I am confused on the topic of factoring over real numbers. What is the difference between normally factoring and factoring over real numbers? If anyone could explain, that would be appreciated! Thanks ahead of time!

Answer 1

Not all polynomials have rational roots. For an easy example, take the polynomial $x^2-2=0$. Factoring over the rationals, there are no answers. Factoring over the reals, there are two answers, $\pm \sqrt2$.

Answer 2

Factoring, as one learns in elementary algebra and high school, is always done “over the real numbers”. What this means is that when we factor a polynomial, the factors should be in the reals.

Later on, we become interested in factoring over other “fields”. An example of this is say we ask if $x^2-2$ is factorable over the rationals. This can be written as $(x-\sqrt2)(x+\sqrt2)$, by difference of squares. Note that $\sqrt2$ is not a rational number, so this polynomial is not factorable over the rationals. (Note however it is over the reals).

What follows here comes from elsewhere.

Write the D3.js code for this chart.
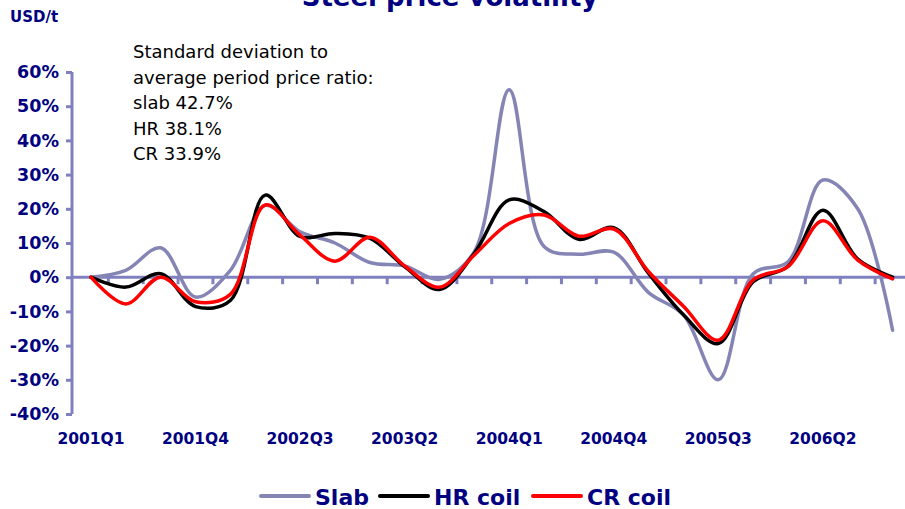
<!DOCTYPE html>
<html>
<head>
<meta charset="utf-8">
<script src="https://cdn.jsdelivr.net/npm/d3@7/dist/d3.min.js"></script>
<style>
  html, body { margin: 0; padding: 0; background: #ffffff; }
  svg { display: block; }
  text { font-family: "DejaVu Sans", Verdana, sans-serif; }
</style>
</head>
<body>
<svg id="chart" width="905" height="509"></svg>
<script>
// ---- data ----
const quarters = ["2001Q1","2001Q2","2001Q3","2001Q4","2002Q1","2002Q2","2002Q3","2002Q4",
                  "2003Q1","2003Q2","2003Q3","2003Q4","2004Q1","2004Q2","2004Q3","2004Q4",
                  "2005Q1","2005Q2","2005Q3","2005Q4","2006Q1","2006Q2","2006Q3","2006Q4"];
const slab   = [0, 2, 8.6, -5.8, 2, 21, 13.3, 10, 4.3, 3.3, -0.6, 7.5, 54.8, 9, 6.7, 7.3, -4.5, -11, -30, 1, 4.5, 28.4, 20, -15.5];
const hrCoil = [0, -2.9, 1, -8.6, -6.8, 24, 11.9, 12.8, 11.4, 3.1, -3.6, 7, 22.6, 19.2, 11.1, 14.5, 1.1, -11, -19.4, -1.3, 3.2, 19.6, 5.3, 0];
const crCoil = [0, -7.8, 0, -7.2, -5, 21.1, 12.3, 4.7, 11.7, 3.3, -2.9, 6.5, 15.7, 18.2, 12, 14.1, 1.6, -8.5, -18.4, -0.8, 3.1, 16.5, 5, -0.5];
const xTickLabels = ["2001Q1","2001Q4","2002Q3","2003Q2","2004Q1","2004Q4","2005Q3","2006Q2"];
const yTicks = [-40, -30, -20, -10, 0, 10, 20, 30, 40, 50, 60];
const seriesNames = ["Slab", "HR coil", "CR coil"];
const seriesColors = ["#8585b5", "#000000", "#ff0000"];
const noteLines = ["Standard deviation to", "average period price ratio:", "slab 42.7%", "HR 38.1%", "CR 33.9%"];
const titleText = "Steel price volatility";
const unitText = "USD/t";

// ---- layout ----
const svg = d3.select("#chart");
const navy = "#000080";
const axisColor = "#8080c0";

const x = d3.scaleBand().domain(quarters).range([73.5, 910]).padding(0);
const y = d3.scaleLinear().domain([-40, 60]).range([414, 72]);
const cx = q => x(q) + x.bandwidth() / 2;

// title (cut off at top, as in the reference)
svg.append("text").attr("x", 450).attr("y", 6).attr("text-anchor", "middle")
  .attr("font-size", 26).attr("font-weight", "bold").attr("fill", navy).text(titleText);
svg.append("text").attr("x", 10).attr("y", 22)
  .attr("font-size", 15).attr("font-weight", "bold").attr("fill", navy).text(unitText);

// y axis
const yAxis = d3.axisLeft(y).tickValues(yTicks).tickFormat(d => d + "%").tickSize(6).tickPadding(7);
const gy = svg.append("g").attr("transform", "translate(72,0)").call(yAxis);
gy.select(".domain").attr("stroke", axisColor).attr("stroke-width", 3).attr("d", `M0,${y(60)}V${y(-40)}`);
gy.selectAll(".tick line").attr("stroke", axisColor).attr("stroke-width", 3);
gy.selectAll(".tick text").attr("fill", navy).attr("font-size", 17.5).attr("font-weight", "bold")
  .attr("font-family", "DejaVu Sans");

// x axis: zero line with ticks at category boundaries
const gx = svg.append("g");
gx.append("line").attr("x1", 72).attr("x2", 905).attr("y1", y(0)).attr("y2", y(0))
  .attr("stroke", axisColor).attr("stroke-width", 3);
gx.selectAll("line.tk").data(quarters.slice(1)).join("line").attr("class", "tk")
  .attr("x1", d => x(d)).attr("x2", d => x(d)).attr("y1", y(0)).attr("y2", y(0) + 7)
  .attr("stroke", axisColor).attr("stroke-width", 3);

// x labels
const xLab = d3.axisBottom(x).tickValues(xTickLabels).tickSize(0).tickPadding(0);
const gxl = svg.append("g").attr("transform", "translate(0,433)").call(xLab);
gxl.select(".domain").remove();
gxl.selectAll(".tick text").attr("fill", navy).attr("font-size", 15.5).attr("font-weight", "bold")
  .attr("font-family", "DejaVu Sans");

// note
const note = svg.append("text").attr("x", 133).attr("y", 58).attr("font-size", 18).attr("fill", "#000");
noteLines.forEach((t, i) => note.append("tspan").attr("x", 133).attr("dy", i === 0 ? 0 : 25.5).text(t));

// lines
const line = d3.line().x((d, i) => cx(quarters[i])).y(d => y(d)).curve(d3.curveCatmullRom.alpha(0.5));
[slab, hrCoil, crCoil].forEach((s, k) => {
  svg.append("path").datum(s).attr("d", line).attr("fill", "none")
    .attr("stroke", seriesColors[k]).attr("stroke-width", 3.5)
    .attr("stroke-linejoin", "round").attr("stroke-linecap", "round");
});

// legend
const legX = [261, 380, 533];
seriesNames.forEach((n, k) => {
  svg.append("line").attr("x1", legX[k]).attr("x2", legX[k] + 48).attr("y1", 496).attr("y2", 496)
    .attr("stroke", seriesColors[k]).attr("stroke-width", 4).attr("stroke-linecap", "round");
  svg.append("text").attr("x", legX[k] + 54).attr("y", 505).attr("font-size", 22)
    .attr("font-weight", "bold").attr("fill", navy).text(n);
});
</script>
</body>
</html>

Not sure if you have been exposed to this, but as an interesting idea, imagine we invented a number $i$ with $i^2=-1$. This “$i$” is clearly not a real number, so we can imagine a new number system of the form $a+bi$, where $a$,$b$ are real. We’ll call this the complex numbers. With this in mind, let us ask if $x^2+1$ is factorable. Over the real numbers, you will likely have trouble factoring this. However, over the complex numbers we just defined, we can write this as $(x+i)(x-i)$, meaning that $x^2+1$ is not factorable over the real numbers but it is over the complex numbers!

Hopefully this demonstrates the importance of the field you are factoring over.

Answer 3

A simple example would be factoring $x^2 - 2=0$.

This polynomial has no rational roots so it can not be factored over the rationals.

But it has two real roots $\sqrt{2}$ and $-\sqrt{2}$ so if we factor it over the reals then it factors as $x^2 -2 = (x - \sqrt{2})(x + \sqrt{2})$.

A more illustrative example might be $x^3 - 2x^2 - x + 2$.

By the rational roots test and trial and error it has a root of $1$ ($1^3 -2 - 1 + 2 = 0$) so we can factor $x-1$ out of it and get:

$x^2 - 2x^2 - x + 2 = (x-1)(x^2 - 2)$ and $x^2 - 2$ can't be factored over the rationals so that is our final factorization.

But over the reals $x^2-2$ has two roots so it may be factored as $(x-1)(x+\sqrt 2)(x - \sqrt 2)$.

Finally consider $x^2 + 2 = 0$. This has no real roots at all so it can not be factored of the reals. (Nor over the rationals.)

And $x^3 - x^2 +2x - 2$ has only one real root. $1$. Which is a rational root. It can only be factored as far as $(x -1)(x^2 + 2)$ and that's as far as you can factor it over the rationals or over the reals.